Yesterday, Allan asked me to tell him — “in a couple of paragraphs” — why I thought stock market returns would be a lot lower these next 18 years than they’ve been the last 18 . . . and what to do about it.

My plan was to do all this in two curt paragraphs. Here was the first:

1. “Why [do you expect] lower returns?”

–Because price/earnings ratios have been expanding for 18 years and interest rates generally falling. This cannot go on forever, and even if it just stopped, let alone reversed, the rates of return would be lower.

I was all set to move on to the second part of the question, and the second curt paragraph, when I decided that . . . hmmm . . . some of you might appreciate a little elaboration.

Before I knew it, millions of perfectly good electrons had been sacrificed to this end. So lengthy was my elaboration that it broke the server (apologies if you got a stale Q-Page delivery or saw an endless unformatted version) and, once it was finally fixed, put a large percentage of you to sleep and caused at least one of you to be late for work and lose her job. For this I am profoundly sorry.

So today — briefly — Allan’s second question:

2. “What should we do about this, particularly those of us who are planning to retire soon (‘don’t’ may be good advice but it is so depressing!)”


Oh, OK, go ahead and retire if you’ve really thought it through. But there are strong arguments for working a bit longer — or transitioning to semi-retirement, enjoyably supplementing your income as a consultant or part-timer or running a bed and breakfast as you rock on the porch.

Argument one is that retirement kills. Staying busy, needed and involved (although not necessarily drawing a paycheck) keeps you healthy.

Argument two is that we have a shot at living a lot longer than most people used to, so prudence suggests that we should earn some more, while we can, to provide for those extra years.

In playing with retirement “calculators,” it all comes down to the rate of return you guess you may earn on your money. If you assume 15%, you can retire by Tuesday and live comfortably off your investments for another 100 years. But I would urge you to assume something much more modest, like 5% (to net out the effect of inflation), or even less when you need to plug in an “after-tax” return. Perhaps this will prove too conservative. Wonderful! I’d much rather you be annoyed with me because you have too much money supplementing your Social Security 20 or 30 years from now, rather than too little.

Beyond that, here is some very general, brief advice. Obviously, one size does not really fit all. But . . .

1. Especially as you grow older, a portion of your assets should be someplace relatively safe. That’s one reason I like Series I Savings bonds — they are backed by Uncle Sam, they protect you from inflation, and they grow tax-deferred. Visit

2. You might want to add to that a portfolio of fairly long-term high-grade municipal bonds, especially if you live in a high-tax state. If you buy “GOs” — general obligation bonds — you won’t have to worry about becoming an expert. They will be safe. And these days, municipals offer a good rate of return for people in high tax brackets. The only risks are, first, that interest rates will rise — leaving you wishing you had waited to get the higher return. And, second, that interest rates will fall — and your bonds will be called in early. So carefully check the “call” provisions of the bonds you buy. If you do buy municipal bonds, you can always sell them (at a loss, if rates have risen, at a profit if rates have fallen). But plan to hold them to maturity, because selling municipal bonds usually subjects you to a haircut. Your broker will likely offer you a fairly rotten price because he knows you have little convenient way of shopping them around to others. As for buying municipal bond funds, I would skip that. Why give up some of the income in annual expense fees? If you buy GOs, there’s no need to pay for diversification — they’re safe.
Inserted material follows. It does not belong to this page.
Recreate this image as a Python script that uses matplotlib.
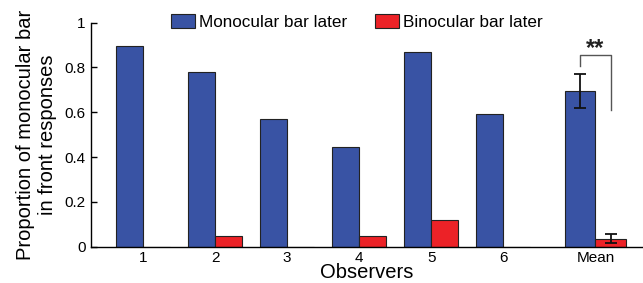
import numpy as np
import matplotlib.pyplot as plt

plt.rcParams['font.family'] = ['Liberation Sans', 'DejaVu Sans']

# data
labels = ['1', '2', '3', '4', '5', '6', 'Mean']
monocular = [0.896, 0.78, 0.569, 0.446, 0.87, 0.592, 0.695]
binocular = [0.0, 0.046, 0.0, 0.046, 0.119, 0.0, 0.036]
mono_err = [0, 0, 0, 0, 0, 0, 0.075]
bino_err = [0, 0, 0, 0, 0, 0, 0.021]

blue = '#3953A4'
red = '#EC2227'

fig = plt.figure(figsize=(6.43, 2.83), dpi=100)
ax = fig.add_axes([91 / 643, 1 - 246.7 / 283, 1 - 91 / 643, (246.7 - 22.7) / 283])

x = np.array([1, 2, 3, 4, 5, 6, 7.28])
w = np.array([0.375] * 6 + [0.42])

ax.bar(x - w / 2, monocular, w, color=blue, edgecolor='#222222', lw=0.8,
       label='Monocular bar later', zorder=2)
ax.bar(x + w / 2, binocular, w, color=red, edgecolor='#222222', lw=0.8,
       label='Binocular bar later', zorder=2)

# error bars on the mean only
m = len(x) - 1
ax.errorbar(x[m] - w[m] / 2, monocular[m], yerr=mono_err[m], fmt='none',
            ecolor='#111111', elinewidth=1.3, capsize=4, capthick=1.3, zorder=3)
ax.errorbar(x[m] + w[m] / 2, binocular[m], yerr=bino_err[m], fmt='none',
            ecolor='#111111', elinewidth=1.3, capsize=4, capthick=1.3, zorder=3)

# significance bracket
xl, xr = x[m] - w[m] / 2, x[m] + w[m] / 2
ax.plot([xl, xl, xr, xr], [0.807, 0.854, 0.854, 0.61], color='#555555', lw=1.0,
        clip_on=False)
ax.text((xl + xr) / 2, 0.835, '**', ha='center', va='bottom', fontsize=17,
        fontweight='bold', color='#222222')

ax.set_xlim(0.278, 7.94)
ax.set_ylim(0, 1)
ax.set_xticks(x)
ax.set_xticklabels(labels, fontsize=11)
ax.set_yticks([0, 0.2, 0.4, 0.6, 0.8, 1])
ax.set_yticklabels(['0', '0.2', '0.4', '0.6', '0.8', '1'], fontsize=11)
ax.tick_params(axis='x', length=0, pad=3)
ax.tick_params(axis='y', direction='in', length=4, width=1, pad=4)
for s in ['top', 'right']:
    ax.spines[s].set_visible(False)
ax.spines['left'].set_linewidth(1.0)
ax.spines['bottom'].set_linewidth(1.0)

ax.set_xlabel('Observers', fontsize=14.5, labelpad=-1)
ax.set_ylabel('Proportion of monocular bar\nin front responses', fontsize=14.5,
              linespacing=1.25, labelpad=5)

fig.legend(loc='center left', bbox_to_anchor=(171 / 643, 1 - 22 / 283),
           ncol=2, frameon=False, fontsize=12.3, borderpad=0, borderaxespad=0,
           handlelength=1.4, handleheight=0.85, handletextpad=0.25,
           columnspacing=1.6)

fig.savefig('out.png', dpi=100)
3. But even though you are retiring one day . . . and even though I doubt the next 18 years will offer nearly the same stock market returns as the last 18 . . . keep a good chunk of your dough in stocks — the simplest, best way for most people being though index funds (both US and international). And if you can, plan to keep adding the same $1,000 a month or $2,500 or whatever you’ve been adding all along. Because even if stocks don’t do spectacularly, there’s a good chance that, over the long run, they will do well, as they always have. And if you keep investing monthly, dips and crashes just help you buy shares cheaper.

4. Keep your riskiest investments outside your tax-sheltered retirement plans, and your relatively safe, high-dividend investments (like real estate investment trusts) inside. (And never put things that are already tax-deferred or tax-free inside a retirement plan. E.g., buying a municipal bond inside an IRA would serve to turn its tax-free interest into income you ultimately had to pay tax on at withdrawal. And buying an annuity, which is already tax-deferred, inside an IRA, is just wasting the tax-deferral of the IRA on something that’s already tax-deferred.)

5. Think twice and then three more times before buying annuities. (But if you have TIAA-CREF annuities, don’t be alarmed. They’re pretty good.) I’ve written about this several times before. Click here for one of my more succinct renditions and here for a wordier version.

There is surely more to say about this subject, but I don’t want anyone else losing his job.